Sometime last year, when I was flying with Lufthansa, I came across an article about restored Junkers in Lufthansa's in-flight magazine. Junkers JU 52 were pre-WW-II era aircraft that were used for both civilian and military services. Lufthansa had lovingly restored one of the planes and was even flying them on a special route from Berlin Tempelhof to give its passengers a whiff of the bygone era. Nice.
Now, I am not a big fan of all things old but there are still a few things that make me say, "In the good ol' times we had...." One of them of being the Steam Engines that powered our railways till the electric and diesel versions took over. I can never get over this steam engine fascination of mine. While all the kids (at least I think most of them) in the class were dreaming about becoming pilots, I used to be firmly grounded driving (if you can call it that) trains over a pair of parallel rails. In reality, I was lucky enough to be around these Steam Engines during my holidays. I always liked the way the grimy bandannaed engineers handled these machines and I wanted to badly belong to that elite club. I knew then that I would one day be a Steam Engine driver/engineer (depends on the continent you are on).
All this might sound like a juvenile English assignment (with a very corny title) but I can't express it any other way. Steam Engines were cool. Period. An engineer's ultimate driving machine if you can call it that. To use a clichéd phrase, you needed to get up close and personal with one to believe them. The long black imposing machines spewing steam looked like a beast that'd just come to life and is ready to devour anything in its way. The huge wheels interconnected by coupling rods that moved in tandem, smokestack belting out black smoke and soot and the faraway look of the headlight that gave a feeling that the engine was already planning out its trip to the destination. While all this was happening, in case any dumb soul even managed to venture near its path, the engine's mighty signature high-pitched whistle was a sure warning of the things to come. A display of unadulterated raw power.
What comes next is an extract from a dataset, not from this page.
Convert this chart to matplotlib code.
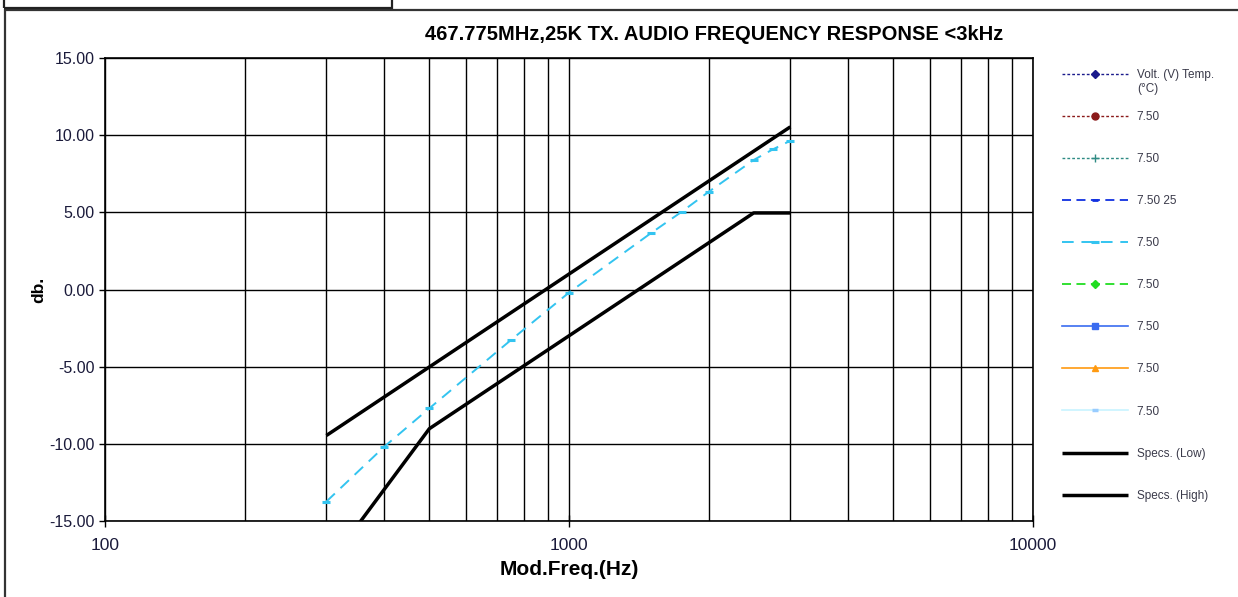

As an engineer (or engine driver), you had to stick out your neck out (literally and idiomatically) to peer over the long boiler to see what lay in the engine's path when it moved. The glassless windows meant for viewing were as good as useless. The only view one had through these windows were that of the boiler. The heat inside the engineer's cabin due to the boiler's furnace would be unbearable and one had to work like a slave to keep the engine moving. The driver and his assistant had to constantly haul coal from its coal truck and shovel it into the boiler furnace, so that the steam pressure was maintained just right. One had to use a regulator to control the speed (which depended on the train, the bogies and the distance to be covered). No computer readouts telling you the speed or the steam pressure. No auto pilots. You had to depend on just plain pressure gauges, the sounds - read that as puffing, wheezing, drumming - the engine made and then use your years of experience to interpret these sounds correctly to ensure that the passengers or goods reached the destination safely and on time. No cozy air-conditioned cabins, no joystick type levers, no satellite or two-way radios, no silent whirring of the turbines and definitely no cushioned seats to relax on. A true labor of love. And if you felt (yes, felt) that you were losing traction you had to drop sand through sand pipes every now and then on the tracks to prevent wheelspin. It was a constant rigour of backbreaking work coupled with alertness. But extremely satisfying at the end of the day. A real job for a real man.
I still feel sad that you don't get to see them anymore. Steam Engines have become relics of a bygone era. By the time I was of a legal driving age, the steam engines had run out of steam. For me, it was an end of a career I had dreamed of even before it started. All that massive hardware becoming obsolete and extinct in a way depicts the extinction of the industrial era's dinosaur. But while the steam engines interconnected places and changed our economy, they were commanding beasts indeed. At the cost of repeating myself, one of the few things that make me say, "In the good ol' times we had...."
But all is not lost. Microsoft's Train Simulator (though a poor substitute to the real thing), Railroad Tycoon 3, Sid Meier's Railroads have helped me sustain my fascination, at least virtually. The Murder on the Orient Express and The Flying Scotsman in MTS are real fun episodes and I never get tired of "driving" these special trains. And while these are cool, cooler still is the series "Thomas (the Tank Train) and Friends." I enjoy it as much as the kid next door does. I am sure the producers of the show love steam engines as much as I do. May their tribe increase.